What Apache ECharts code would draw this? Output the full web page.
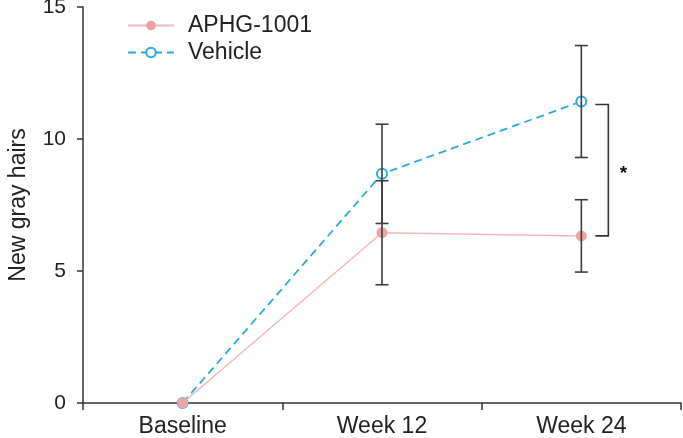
<!DOCTYPE html>
<html>
<head>
<meta charset="utf-8">
<script src="https://cdn.jsdelivr.net/npm/echarts@6/dist/echarts.min.js"></script>
<style>
html, body { margin: 0; padding: 0; background: #fff; }
#chart1 { width: 683px; height: 438px; }
</style>
</head>
<body>
<div id="chart1"></div>
<script>
// data
var categories = ['Baseline', 'Week 12', 'Week 24'];
var aphg = [0, 6.45, 6.33];
var aphgErr = [0, 1.97, 1.37];
var vehicle = [0, 8.68, 11.42];
var vehicleErr = [0, 1.88, 2.12];
var yTicks = [0, 5, 10, 15];
var starLabel = '*';

var font = 'Liberation Sans, Arial, sans-serif';
var pink = '#efa4a4';
var blue = '#2aaae2';

function errData(vals, errs) {
    var out = [];
    for (var i = 0; i < vals.length; i++) {
        if (errs[i] > 0) out.push([i, vals[i] - errs[i], vals[i] + errs[i]]);
    }
    return out;
}

function renderErr(params, api) {
    var x = api.value(0);
    var lo = api.coord([x, api.value(1)]);
    var hi = api.coord([x, api.value(2)]);
    var w = 6.5;
    var style = {stroke: '#3c3c3c', lineWidth: 1.6};
    return {
        type: 'group',
        children: [
            {type: 'line', shape: {x1: lo[0], y1: lo[1], x2: hi[0], y2: hi[1]}, style: style},
            {type: 'line', shape: {x1: lo[0] - w, y1: lo[1], x2: lo[0] + w, y2: lo[1]}, style: style},
            {type: 'line', shape: {x1: hi[0] - w, y1: hi[1], x2: hi[0] + w, y2: hi[1]}, style: style}
        ]
    };
}

function renderBracket(params, api) {
    var x = api.value(0);
    var p1 = api.coord([x, api.value(1)]);
    var p2 = api.coord([x, api.value(2)]);
    var x1 = p1[0] + 14, x2 = p1[0] + 27;
    return {
        type: 'group',
        children: [
            {
                type: 'polyline',
                shape: {points: [[x1, p1[1] + 3], [x2, p1[1] + 3], [x2, p2[1]], [x1, p2[1]]]},
                style: {stroke: '#333', lineWidth: 1.6, fill: null}
            },
            {
                type: 'text',
                x: x2 + 15, y: (p1[1] + p2[1]) / 2 + 5,
                style: {text: starLabel, fill: '#111', font: 'bold 19px ' + font, align: 'center', verticalAlign: 'middle'}
            }
        ]
    };
}

var chartDom = document.getElementById('chart1');
var myChart = echarts.init(chartDom);
var option;

option = {
    animation: false,
    textStyle: {fontFamily: font},
    grid: {left: 83, right: 2, top: 7, bottom: 35, outerBoundsMode: 'none', containLabel: false},
    legend: {
        orient: 'vertical',
        left: 122,
        top: 9,
        itemWidth: 46,
        itemHeight: 12,
        itemGap: 4,
        data: ['APHG-1001', 'Vehicle'],
        textStyle: {fontSize: 23, color: '#222', fontFamily: font, padding: [0, 0, 0, 9]}
    },
    xAxis: {
        type: 'category',
        data: categories,
        boundaryGap: true,
        axisLine: {lineStyle: {color: '#333', width: 1.5}},
        axisTick: {show: true, length: 7, lineStyle: {color: '#333', width: 1.5}},
        axisLabel: {fontSize: 23, color: '#222', margin: 12, fontFamily: font},
        splitLine: {show: false}
    },
    yAxis: {
        type: 'value',
        min: yTicks[0],
        max: yTicks[yTicks.length - 1],
        interval: yTicks[1] - yTicks[0],
        name: 'New gray hairs',
        nameLocation: 'middle',
        nameGap: 53,
        nameTextStyle: {fontSize: 23, color: '#222', fontFamily: font},
        axisLine: {show: true, lineStyle: {color: '#333', width: 1.5}},
        axisTick: {show: true, length: 6, lineStyle: {color: '#333', width: 1.5}},
        axisLabel: {fontSize: 21, color: '#222', margin: 17, fontFamily: font},
        splitLine: {show: false}
    },
    series: [
        {
            name: 'Vehicle',
            type: 'line',
            data: vehicle,
            symbol: 'emptyCircle',
            symbolSize: 10,
            z: 2,
            lineStyle: {color: blue, width: 1.8, type: [8, 5]},
            itemStyle: {color: blue, borderWidth: 1.8}
        },
        {
            name: 'APHG-1001',
            type: 'line',
            data: aphg,
            symbol: 'circle',
            symbolSize: 11,
            z: 3,
            lineStyle: {color: '#f5b8b8', width: 1.5},
            itemStyle: {color: pink}
        },
        {
            type: 'custom',
            renderItem: renderErr,
            data: errData(vehicle, vehicleErr),
            z: 4,
            silent: true
        },
        {
            type: 'custom',
            renderItem: renderErr,
            data: errData(aphg, aphgErr),
            z: 4,
            silent: true
        },
        {
            type: 'custom',
            renderItem: renderBracket,
            data: [[2, vehicle[2], aphg[2]]],
            z: 4,
            silent: true
        }
    ]
};

option && myChart.setOption(option);
</script>
</body>
</html>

⁂

◆ WORK INSTRUCTIONS ◆
Return the listing above word for word, with the pictures removed.

◆ THE SOLUTION ◆
What Apache ECharts code would draw this? Output the full web page.
<!DOCTYPE html>
<html>
<head>
<meta charset="utf-8">
<script src="https://cdn.jsdelivr.net/npm/echarts@6/dist/echarts.min.js"></script>
<style>
html, body { margin: 0; padding: 0; background: #fff; }
#chart1 { width: 683px; height: 438px; }
</style>
</head>
<body>
<div id="chart1"></div>
<script>
// data
var categories = ['Baseline', 'Week 12', 'Week 24'];
var aphg = [0, 6.45, 6.33];
var aphgErr = [0, 1.97, 1.37];
var vehicle = [0, 8.68, 11.42];
var vehicleErr = [0, 1.88, 2.12];
var yTicks = [0, 5, 10, 15];
var starLabel = '*';

var font = 'Liberation Sans, Arial, sans-serif';
var pink = '#efa4a4';
var blue = '#2aaae2';

function errData(vals, errs) {
    var out = [];
    for (var i = 0; i < vals.length; i++) {
        if (errs[i] > 0) out.push([i, vals[i] - errs[i], vals[i] + errs[i]]);
    }
    return out;
}

function renderErr(params, api) {
    var x = api.value(0);
    var lo = api.coord([x, api.value(1)]);
    var hi = api.coord([x, api.value(2)]);
    var w = 6.5;
    var style = {stroke: '#3c3c3c', lineWidth: 1.6};
    return {
        type: 'group',
        children: [
            {type: 'line', shape: {x1: lo[0], y1: lo[1], x2: hi[0], y2: hi[1]}, style: style},
            {type: 'line', shape: {x1: lo[0] - w, y1: lo[1], x2: lo[0] + w, y2: lo[1]}, style: style},
            {type: 'line', shape: {x1: hi[0] - w, y1: hi[1], x2: hi[0] + w, y2: hi[1]}, style: style}
        ]
    };
}

function renderBracket(params, api) {
    var x = api.value(0);
    var p1 = api.coord([x, api.value(1)]);
    var p2 = api.coord([x, api.value(2)]);
    var x1 = p1[0] + 14, x2 = p1[0] + 27;
    return {
        type: 'group',
        children: [
            {
                type: 'polyline',
                shape: {points: [[x1, p1[1] + 3], [x2, p1[1] + 3], [x2, p2[1]], [x1, p2[1]]]},
                style: {stroke: '#333', lineWidth: 1.6, fill: null}
            },
            {
                type: 'text',
                x: x2 + 15, y: (p1[1] + p2[1]) / 2 + 5,
                style: {text: starLabel, fill: '#111', font: 'bold 19px ' + font, align: 'center', verticalAlign: 'middle'}
            }
        ]
    };
}

var chartDom = document.getElementById('chart1');
var myChart = echarts.init(chartDom);
var option;

option = {
    animation: false,
    textStyle: {fontFamily: font},
    grid: {left: 83, right: 2, top: 7, bottom: 35, outerBoundsMode: 'none', containLabel: false},
    legend: {
        orient: 'vertical',
        left: 122,
        top: 9,
        itemWidth: 46,
        itemHeight: 12,
        itemGap: 4,
        data: ['APHG-1001', 'Vehicle'],
        textStyle: {fontSize: 23, color: '#222', fontFamily: font, padding: [0, 0, 0, 9]}
    },
    xAxis: {
        type: 'category',
        data: categories,
        boundaryGap: true,
        axisLine: {lineStyle: {color: '#333', width: 1.5}},
        axisTick: {show: true, length: 7, lineStyle: {color: '#333', width: 1.5}},
        axisLabel: {fontSize: 23, color: '#222', margin: 12, fontFamily: font},
        splitLine: {show: false}
    },
    yAxis: {
        type: 'value',
        min: yTicks[0],
        max: yTicks[yTicks.length - 1],
        interval: yTicks[1] - yTicks[0],
        name: 'New gray hairs',
        nameLocation: 'middle',
        nameGap: 53,
        nameTextStyle: {fontSize: 23, color: '#222', fontFamily: font},
        axisLine: {show: true, lineStyle: {color: '#333', width: 1.5}},
        axisTick: {show: true, length: 6, lineStyle: {color: '#333', width: 1.5}},
        axisLabel: {fontSize: 21, color: '#222', margin: 17, fontFamily: font},
        splitLine: {show: false}
    },
    series: [
        {
            name: 'Vehicle',
            type: 'line',
            data: vehicle,
            symbol: 'emptyCircle',
            symbolSize: 10,
            z: 2,
            lineStyle: {color: blue, width: 1.8, type: [8, 5]},
            itemStyle: {color: blue, borderWidth: 1.8}
        },
        {
            name: 'APHG-1001',
            type: 'line',
            data: aphg,
            symbol: 'circle',
            symbolSize: 11,
            z: 3,
            lineStyle: {color: '#f5b8b8', width: 1.5},
            itemStyle: {color: pink}
        },
        {
            type: 'custom',
            renderItem: renderErr,
            data: errData(vehicle, vehicleErr),
            z: 4,
            silent: true
        },
        {
            type: 'custom',
            renderItem: renderErr,
            data: errData(aphg, aphgErr),
            z: 4,
            silent: true
        },
        {
            type: 'custom',
            renderItem: renderBracket,
            data: [[2, vehicle[2], aphg[2]]],
            z: 4,
            silent: true
        }
    ]
};

option && myChart.setOption(option);
</script>
</body>
</html>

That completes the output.